Keφr19:15, 25 June 2015

So you also think it's reasonable to simply break linking with *everything* in Appendix:Unicode, even though it also contains single-character words such as in the CJK Unified Ideographs range? Then really, why have such an appendix at all if there is no individual character linking? I'm not really following your line of reasoning entirely.

Bumm13 (talk)19:23, 25 June 2015

If I tried the equivalent of {{#ifexist:X|[[X]]|X}}, it would run into expensive function limits quite quickly and fail to render. So it really is either all or nothing.
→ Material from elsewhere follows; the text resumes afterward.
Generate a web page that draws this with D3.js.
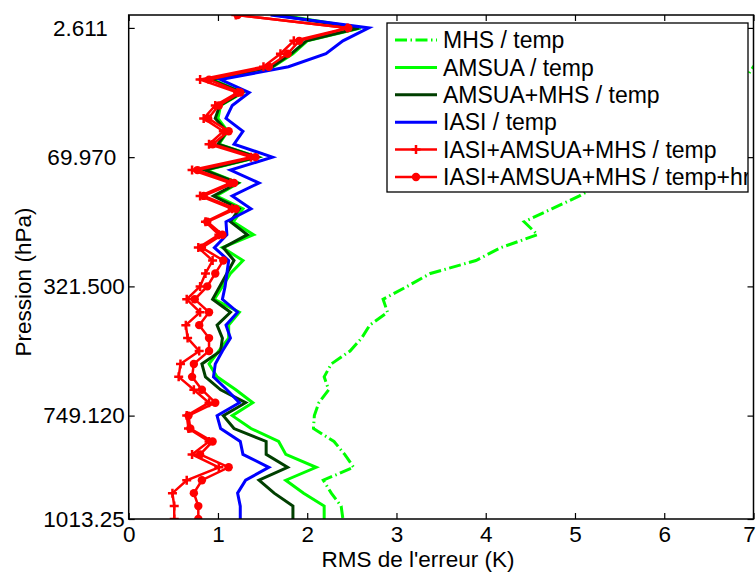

I have no idea why you would like to browse CJK characters through the Unicode appendix anyway; it is not like it is the most convenient way to do it, given their pretty much random placement.

Keφr19:31, 25 June 2015

Just because one person finds a method inconvenient doesn't mean everyone does. Unicode is a standard, and its ordering matters to things like CJKV characters; also, the placement is in radical-stroke order, not "pretty much random" as you attest. Perhaps you don't know as much about these things as you think you do?

Bumm13 (talk)19:34, 25 June 2015

Okay, I admit that I made that statement based on an extrapolation from my observations about placement of letters in Latin and Cyrillic scripts, which at this point are decided on a "wherever it fits" basis. I realise the analogy may not carry through completely, and Unicode Inc. may even attempt to maintain some sane ordering within individual allocation ranges. I can grant you that. (Even though you cannot rely on this property on a large scale: U+20000 has fewer strokes than U+4684. From that perspective, the placement really is random.)

On the other hand, this is still not the most convenient way to browse CJK characters, given that you only have a meaningless number next to the character itself in a smallish font, and a completely nondescriptive character name of the "CJK UNIFIED IDEOGRAPH-XXXXX"…

Anyway, there are some other reasons why I decided removing all links from that appendix was an overkill after all. I restored the links in Appendix:Unicode. Still, in the future please do not create entries of the kind that I mentioned.